**AVAILABLE DATA:**
○ ○ ○ ○ ○

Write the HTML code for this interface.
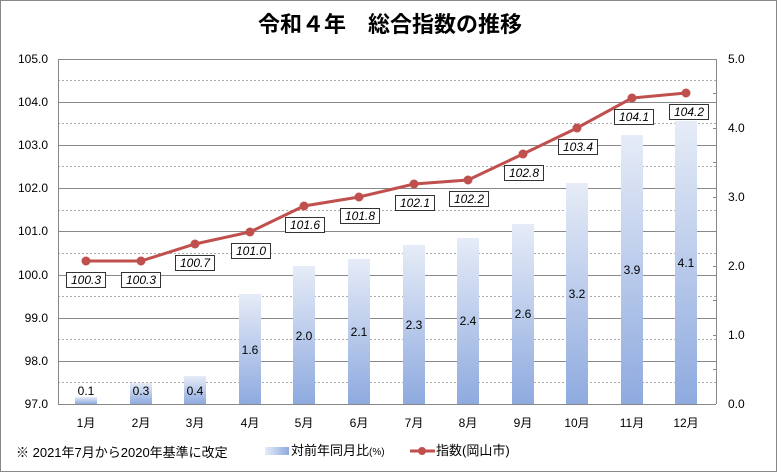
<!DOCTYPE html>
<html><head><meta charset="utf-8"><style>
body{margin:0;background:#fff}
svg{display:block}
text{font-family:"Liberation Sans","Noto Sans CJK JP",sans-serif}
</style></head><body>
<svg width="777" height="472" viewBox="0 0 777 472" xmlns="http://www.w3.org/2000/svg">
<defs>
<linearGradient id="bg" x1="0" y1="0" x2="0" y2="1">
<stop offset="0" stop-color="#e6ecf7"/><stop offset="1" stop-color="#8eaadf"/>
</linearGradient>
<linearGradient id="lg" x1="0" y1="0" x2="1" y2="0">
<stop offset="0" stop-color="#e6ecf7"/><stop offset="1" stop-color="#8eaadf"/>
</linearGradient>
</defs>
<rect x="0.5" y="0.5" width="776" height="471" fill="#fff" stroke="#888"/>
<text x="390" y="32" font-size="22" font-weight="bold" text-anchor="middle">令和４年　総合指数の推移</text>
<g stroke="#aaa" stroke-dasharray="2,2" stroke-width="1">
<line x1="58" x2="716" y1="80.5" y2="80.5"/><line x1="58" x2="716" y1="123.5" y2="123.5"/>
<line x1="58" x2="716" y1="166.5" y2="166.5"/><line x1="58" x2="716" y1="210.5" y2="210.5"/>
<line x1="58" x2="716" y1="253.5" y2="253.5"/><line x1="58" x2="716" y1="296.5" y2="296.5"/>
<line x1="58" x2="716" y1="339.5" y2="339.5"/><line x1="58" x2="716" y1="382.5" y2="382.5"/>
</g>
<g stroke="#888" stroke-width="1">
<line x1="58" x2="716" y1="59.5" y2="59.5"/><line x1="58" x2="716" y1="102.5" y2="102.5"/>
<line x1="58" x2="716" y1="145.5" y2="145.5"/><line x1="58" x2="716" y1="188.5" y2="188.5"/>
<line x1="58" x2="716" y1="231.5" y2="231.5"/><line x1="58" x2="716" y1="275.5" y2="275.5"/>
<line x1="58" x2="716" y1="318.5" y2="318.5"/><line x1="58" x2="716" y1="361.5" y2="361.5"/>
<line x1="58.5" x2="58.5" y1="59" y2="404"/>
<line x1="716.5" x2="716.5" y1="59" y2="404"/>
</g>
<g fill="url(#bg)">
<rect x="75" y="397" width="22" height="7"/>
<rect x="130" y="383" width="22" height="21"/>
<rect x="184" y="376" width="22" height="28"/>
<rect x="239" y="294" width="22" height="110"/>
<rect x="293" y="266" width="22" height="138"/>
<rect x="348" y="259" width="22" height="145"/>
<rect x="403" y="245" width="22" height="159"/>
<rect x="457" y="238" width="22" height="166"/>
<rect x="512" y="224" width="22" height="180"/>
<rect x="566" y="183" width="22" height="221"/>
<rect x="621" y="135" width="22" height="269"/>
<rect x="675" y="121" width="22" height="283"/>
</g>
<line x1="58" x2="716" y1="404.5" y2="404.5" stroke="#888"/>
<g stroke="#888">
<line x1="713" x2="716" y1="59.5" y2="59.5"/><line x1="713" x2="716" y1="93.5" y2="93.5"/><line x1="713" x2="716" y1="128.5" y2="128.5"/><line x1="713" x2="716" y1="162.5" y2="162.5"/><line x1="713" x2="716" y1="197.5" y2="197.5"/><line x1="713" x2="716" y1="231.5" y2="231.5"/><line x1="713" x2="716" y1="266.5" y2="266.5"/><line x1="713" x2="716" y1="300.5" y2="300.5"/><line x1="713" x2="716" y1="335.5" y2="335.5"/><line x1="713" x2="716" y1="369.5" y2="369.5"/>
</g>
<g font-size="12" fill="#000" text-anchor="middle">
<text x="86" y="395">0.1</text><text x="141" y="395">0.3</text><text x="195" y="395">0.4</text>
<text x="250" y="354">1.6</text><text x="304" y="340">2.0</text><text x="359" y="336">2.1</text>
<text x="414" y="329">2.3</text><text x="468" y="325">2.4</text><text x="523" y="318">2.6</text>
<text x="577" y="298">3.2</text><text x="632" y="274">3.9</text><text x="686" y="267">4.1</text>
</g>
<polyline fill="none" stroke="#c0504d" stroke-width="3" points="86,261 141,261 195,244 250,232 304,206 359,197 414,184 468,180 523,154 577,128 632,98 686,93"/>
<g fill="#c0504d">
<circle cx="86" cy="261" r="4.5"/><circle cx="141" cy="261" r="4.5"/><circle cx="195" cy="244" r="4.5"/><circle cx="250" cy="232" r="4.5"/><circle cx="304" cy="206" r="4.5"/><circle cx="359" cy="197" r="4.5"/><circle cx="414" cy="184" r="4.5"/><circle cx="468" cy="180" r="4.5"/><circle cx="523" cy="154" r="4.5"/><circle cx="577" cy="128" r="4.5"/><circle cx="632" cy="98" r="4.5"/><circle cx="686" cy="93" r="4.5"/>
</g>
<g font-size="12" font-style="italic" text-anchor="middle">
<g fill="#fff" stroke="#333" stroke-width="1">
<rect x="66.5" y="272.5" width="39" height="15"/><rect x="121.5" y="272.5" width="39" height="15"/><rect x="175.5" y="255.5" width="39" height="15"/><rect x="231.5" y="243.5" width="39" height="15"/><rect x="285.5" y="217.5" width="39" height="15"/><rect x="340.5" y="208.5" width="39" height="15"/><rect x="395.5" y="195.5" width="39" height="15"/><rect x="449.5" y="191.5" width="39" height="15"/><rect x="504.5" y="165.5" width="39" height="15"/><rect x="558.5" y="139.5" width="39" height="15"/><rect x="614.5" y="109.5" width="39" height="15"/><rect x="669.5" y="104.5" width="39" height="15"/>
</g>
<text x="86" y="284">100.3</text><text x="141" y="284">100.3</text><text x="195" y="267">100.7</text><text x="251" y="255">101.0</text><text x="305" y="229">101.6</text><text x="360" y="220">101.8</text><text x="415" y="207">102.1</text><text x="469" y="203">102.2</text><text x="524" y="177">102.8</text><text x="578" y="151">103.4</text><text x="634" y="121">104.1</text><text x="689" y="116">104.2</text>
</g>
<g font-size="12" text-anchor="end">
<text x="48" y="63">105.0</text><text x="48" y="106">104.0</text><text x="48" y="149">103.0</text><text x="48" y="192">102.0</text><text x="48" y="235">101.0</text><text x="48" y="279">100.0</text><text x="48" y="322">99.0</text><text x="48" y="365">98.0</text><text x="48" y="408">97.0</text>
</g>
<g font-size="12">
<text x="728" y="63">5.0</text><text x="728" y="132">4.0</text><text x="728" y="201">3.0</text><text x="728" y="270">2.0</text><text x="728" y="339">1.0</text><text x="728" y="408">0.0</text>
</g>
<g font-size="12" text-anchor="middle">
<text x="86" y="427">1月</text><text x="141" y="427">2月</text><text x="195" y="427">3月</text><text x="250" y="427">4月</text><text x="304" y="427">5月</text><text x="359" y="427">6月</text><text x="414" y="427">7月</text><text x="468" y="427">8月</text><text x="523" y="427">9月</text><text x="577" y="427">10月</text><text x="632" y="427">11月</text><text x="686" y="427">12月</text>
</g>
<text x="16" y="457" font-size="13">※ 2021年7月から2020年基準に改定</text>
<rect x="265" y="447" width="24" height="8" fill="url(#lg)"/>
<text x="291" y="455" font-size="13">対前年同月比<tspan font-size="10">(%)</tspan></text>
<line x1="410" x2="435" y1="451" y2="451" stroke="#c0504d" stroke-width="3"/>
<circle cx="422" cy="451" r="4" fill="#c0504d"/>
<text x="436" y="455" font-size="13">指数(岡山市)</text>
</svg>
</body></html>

○ ○ ○ ○ ○

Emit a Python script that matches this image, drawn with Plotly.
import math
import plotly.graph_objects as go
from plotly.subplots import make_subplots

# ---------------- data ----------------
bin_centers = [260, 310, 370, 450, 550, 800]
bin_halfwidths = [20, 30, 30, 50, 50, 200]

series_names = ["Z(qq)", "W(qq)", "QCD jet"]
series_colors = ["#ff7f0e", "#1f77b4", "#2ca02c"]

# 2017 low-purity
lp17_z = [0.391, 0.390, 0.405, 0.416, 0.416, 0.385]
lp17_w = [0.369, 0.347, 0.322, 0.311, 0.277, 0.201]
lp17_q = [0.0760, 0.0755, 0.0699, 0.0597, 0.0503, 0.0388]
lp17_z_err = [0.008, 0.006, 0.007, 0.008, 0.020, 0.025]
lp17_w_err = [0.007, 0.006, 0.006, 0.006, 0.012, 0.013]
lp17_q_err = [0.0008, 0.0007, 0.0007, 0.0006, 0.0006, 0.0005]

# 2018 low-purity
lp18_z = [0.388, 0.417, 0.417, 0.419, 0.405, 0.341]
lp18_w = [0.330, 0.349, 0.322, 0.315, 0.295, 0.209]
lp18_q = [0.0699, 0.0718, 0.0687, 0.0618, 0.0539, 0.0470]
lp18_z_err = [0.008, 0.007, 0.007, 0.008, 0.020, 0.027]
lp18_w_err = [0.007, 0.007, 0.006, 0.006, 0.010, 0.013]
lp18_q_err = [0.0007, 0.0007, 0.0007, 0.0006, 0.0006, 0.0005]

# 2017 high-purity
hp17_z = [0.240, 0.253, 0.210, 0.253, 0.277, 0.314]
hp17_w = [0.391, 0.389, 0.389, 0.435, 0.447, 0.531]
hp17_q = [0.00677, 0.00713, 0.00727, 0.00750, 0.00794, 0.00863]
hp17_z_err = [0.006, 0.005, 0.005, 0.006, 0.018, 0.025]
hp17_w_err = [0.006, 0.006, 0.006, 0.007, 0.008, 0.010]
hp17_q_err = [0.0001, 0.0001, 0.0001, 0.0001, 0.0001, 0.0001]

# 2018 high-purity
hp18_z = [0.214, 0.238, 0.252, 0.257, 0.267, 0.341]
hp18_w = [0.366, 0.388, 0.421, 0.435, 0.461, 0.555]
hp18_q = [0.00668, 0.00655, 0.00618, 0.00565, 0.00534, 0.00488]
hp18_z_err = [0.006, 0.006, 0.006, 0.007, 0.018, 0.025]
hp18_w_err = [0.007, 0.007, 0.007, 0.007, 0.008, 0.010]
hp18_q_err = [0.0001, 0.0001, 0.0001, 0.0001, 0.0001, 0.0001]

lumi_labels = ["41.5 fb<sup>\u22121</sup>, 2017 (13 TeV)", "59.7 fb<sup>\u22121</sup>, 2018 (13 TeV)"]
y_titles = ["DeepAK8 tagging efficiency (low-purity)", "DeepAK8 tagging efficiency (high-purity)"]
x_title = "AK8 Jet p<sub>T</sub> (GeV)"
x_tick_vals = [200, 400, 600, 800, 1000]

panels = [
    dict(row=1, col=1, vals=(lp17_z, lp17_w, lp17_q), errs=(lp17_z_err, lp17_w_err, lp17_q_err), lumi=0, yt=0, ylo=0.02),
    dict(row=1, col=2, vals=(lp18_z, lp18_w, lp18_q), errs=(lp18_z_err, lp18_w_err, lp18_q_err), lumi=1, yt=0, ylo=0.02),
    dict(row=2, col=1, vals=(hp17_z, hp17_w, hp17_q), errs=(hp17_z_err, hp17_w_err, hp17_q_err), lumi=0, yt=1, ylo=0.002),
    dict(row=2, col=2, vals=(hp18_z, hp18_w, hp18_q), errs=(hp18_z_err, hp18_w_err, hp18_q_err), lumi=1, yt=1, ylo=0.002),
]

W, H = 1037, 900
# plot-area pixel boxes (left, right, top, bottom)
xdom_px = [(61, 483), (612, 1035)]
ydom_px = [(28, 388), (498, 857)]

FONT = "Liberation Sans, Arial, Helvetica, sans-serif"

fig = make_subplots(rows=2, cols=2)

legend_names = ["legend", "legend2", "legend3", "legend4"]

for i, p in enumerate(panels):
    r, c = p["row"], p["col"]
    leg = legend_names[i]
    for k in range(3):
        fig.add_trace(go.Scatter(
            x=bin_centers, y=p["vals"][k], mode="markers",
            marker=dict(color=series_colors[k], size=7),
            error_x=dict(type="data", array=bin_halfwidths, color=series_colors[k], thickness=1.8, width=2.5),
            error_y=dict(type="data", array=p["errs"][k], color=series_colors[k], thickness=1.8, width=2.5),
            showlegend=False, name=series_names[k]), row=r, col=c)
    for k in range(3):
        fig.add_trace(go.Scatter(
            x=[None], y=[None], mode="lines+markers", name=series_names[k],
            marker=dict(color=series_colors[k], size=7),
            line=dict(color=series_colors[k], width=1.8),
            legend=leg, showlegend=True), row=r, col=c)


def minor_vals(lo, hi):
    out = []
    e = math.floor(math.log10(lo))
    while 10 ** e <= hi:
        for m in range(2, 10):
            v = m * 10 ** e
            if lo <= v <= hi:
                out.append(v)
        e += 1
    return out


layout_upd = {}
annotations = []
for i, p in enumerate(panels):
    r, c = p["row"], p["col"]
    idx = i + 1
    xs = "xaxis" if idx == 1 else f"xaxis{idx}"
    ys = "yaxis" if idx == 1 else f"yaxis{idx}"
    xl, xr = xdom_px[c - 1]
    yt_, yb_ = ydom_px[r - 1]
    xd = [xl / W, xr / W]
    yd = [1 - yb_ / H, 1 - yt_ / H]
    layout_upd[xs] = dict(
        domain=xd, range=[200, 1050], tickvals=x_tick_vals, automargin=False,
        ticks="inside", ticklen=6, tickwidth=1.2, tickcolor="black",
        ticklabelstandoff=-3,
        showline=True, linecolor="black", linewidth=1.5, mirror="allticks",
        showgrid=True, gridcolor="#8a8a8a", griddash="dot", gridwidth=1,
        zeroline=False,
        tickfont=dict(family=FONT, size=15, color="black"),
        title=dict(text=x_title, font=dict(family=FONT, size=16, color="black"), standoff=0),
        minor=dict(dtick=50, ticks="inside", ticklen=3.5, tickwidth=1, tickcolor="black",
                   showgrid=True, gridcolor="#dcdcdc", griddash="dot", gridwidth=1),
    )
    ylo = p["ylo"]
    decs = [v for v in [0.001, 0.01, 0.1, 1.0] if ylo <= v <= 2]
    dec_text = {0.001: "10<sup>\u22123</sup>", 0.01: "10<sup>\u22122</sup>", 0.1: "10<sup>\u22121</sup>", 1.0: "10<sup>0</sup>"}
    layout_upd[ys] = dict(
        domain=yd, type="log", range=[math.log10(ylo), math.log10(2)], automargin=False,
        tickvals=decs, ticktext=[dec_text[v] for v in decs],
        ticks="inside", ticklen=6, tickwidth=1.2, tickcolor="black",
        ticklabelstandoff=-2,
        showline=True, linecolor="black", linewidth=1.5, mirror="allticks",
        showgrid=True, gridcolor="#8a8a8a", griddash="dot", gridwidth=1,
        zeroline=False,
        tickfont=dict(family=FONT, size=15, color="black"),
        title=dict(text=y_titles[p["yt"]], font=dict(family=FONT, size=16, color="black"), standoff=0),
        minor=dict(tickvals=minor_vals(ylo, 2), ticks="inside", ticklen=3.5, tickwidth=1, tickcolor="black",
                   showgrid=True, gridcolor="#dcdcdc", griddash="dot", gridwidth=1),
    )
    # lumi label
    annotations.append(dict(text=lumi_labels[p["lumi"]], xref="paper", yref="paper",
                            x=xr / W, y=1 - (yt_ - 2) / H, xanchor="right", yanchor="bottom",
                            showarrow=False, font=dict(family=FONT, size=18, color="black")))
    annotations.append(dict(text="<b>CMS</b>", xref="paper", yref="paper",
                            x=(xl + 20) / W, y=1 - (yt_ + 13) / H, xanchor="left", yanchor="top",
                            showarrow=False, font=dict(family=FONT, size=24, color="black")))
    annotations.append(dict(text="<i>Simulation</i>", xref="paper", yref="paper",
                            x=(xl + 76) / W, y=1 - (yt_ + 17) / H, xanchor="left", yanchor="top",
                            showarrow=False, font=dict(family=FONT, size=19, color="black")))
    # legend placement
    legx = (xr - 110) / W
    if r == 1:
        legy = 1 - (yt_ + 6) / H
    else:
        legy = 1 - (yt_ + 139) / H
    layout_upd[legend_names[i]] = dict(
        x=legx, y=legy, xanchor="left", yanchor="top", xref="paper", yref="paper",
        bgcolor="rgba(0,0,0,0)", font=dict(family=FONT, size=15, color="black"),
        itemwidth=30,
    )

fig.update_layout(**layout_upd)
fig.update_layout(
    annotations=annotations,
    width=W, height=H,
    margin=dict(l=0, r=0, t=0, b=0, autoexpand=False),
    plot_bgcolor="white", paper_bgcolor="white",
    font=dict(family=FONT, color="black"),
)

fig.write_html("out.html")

○ ○ ○ ○ ○

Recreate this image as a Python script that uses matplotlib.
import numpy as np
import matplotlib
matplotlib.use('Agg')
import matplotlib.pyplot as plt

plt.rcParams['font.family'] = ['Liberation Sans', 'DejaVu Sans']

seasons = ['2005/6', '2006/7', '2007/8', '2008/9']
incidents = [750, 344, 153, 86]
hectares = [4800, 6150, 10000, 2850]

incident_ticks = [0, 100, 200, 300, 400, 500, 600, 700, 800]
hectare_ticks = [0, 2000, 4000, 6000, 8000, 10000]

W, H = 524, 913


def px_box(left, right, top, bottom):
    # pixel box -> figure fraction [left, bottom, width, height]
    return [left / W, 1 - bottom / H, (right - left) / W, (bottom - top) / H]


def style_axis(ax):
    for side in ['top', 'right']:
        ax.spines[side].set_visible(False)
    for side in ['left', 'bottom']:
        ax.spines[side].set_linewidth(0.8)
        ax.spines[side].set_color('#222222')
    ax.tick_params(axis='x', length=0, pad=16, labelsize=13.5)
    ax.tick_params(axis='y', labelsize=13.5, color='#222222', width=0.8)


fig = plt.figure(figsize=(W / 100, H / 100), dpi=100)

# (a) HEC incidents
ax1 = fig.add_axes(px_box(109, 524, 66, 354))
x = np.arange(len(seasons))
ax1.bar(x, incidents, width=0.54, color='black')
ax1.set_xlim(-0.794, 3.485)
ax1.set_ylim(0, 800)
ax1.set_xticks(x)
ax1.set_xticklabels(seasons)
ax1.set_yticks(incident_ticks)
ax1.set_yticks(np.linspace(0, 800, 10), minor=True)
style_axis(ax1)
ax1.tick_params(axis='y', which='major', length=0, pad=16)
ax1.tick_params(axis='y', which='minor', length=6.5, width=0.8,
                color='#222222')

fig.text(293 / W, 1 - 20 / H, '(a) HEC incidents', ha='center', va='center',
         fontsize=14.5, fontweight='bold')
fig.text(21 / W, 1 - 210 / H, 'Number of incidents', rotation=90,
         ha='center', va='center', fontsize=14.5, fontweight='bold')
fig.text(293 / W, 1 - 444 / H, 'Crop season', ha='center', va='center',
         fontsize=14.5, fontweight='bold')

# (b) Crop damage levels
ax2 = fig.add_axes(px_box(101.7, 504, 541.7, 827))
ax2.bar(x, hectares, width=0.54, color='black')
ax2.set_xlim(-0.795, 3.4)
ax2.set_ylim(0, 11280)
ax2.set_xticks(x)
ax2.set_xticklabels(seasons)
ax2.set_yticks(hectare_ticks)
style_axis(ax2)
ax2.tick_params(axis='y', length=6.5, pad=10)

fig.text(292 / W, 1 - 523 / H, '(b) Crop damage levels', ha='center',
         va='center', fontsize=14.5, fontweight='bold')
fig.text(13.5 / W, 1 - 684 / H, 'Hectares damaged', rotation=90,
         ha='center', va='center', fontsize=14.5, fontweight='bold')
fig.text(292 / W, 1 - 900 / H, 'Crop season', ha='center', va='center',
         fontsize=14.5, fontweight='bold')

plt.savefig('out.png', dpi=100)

○ ○ ○ ○ ○

**SET TASK:** Return the exact lines from the line with "Recreate this image" to the line with "return [left /", inclusive of both, with nothing added.

**SOLUTION TO THIS EXERCISE:**
Recreate this image as a Python script that uses matplotlib.
import numpy as np
import matplotlib
matplotlib.use('Agg')
import matplotlib.pyplot as plt

plt.rcParams['font.family'] = ['Liberation Sans', 'DejaVu Sans']

seasons = ['2005/6', '2006/7', '2007/8', '2008/9']
incidents = [750, 344, 153, 86]
hectares = [4800, 6150, 10000, 2850]

incident_ticks = [0, 100, 200, 300, 400, 500, 600, 700, 800]
hectare_ticks = [0, 2000, 4000, 6000, 8000, 10000]

W, H = 524, 913


def px_box(left, right, top, bottom):
    # pixel box -> figure fraction [left, bottom, width, height]
    return [left / W, 1 - bottom / H, (right - left) / W, (bottom - top) / H]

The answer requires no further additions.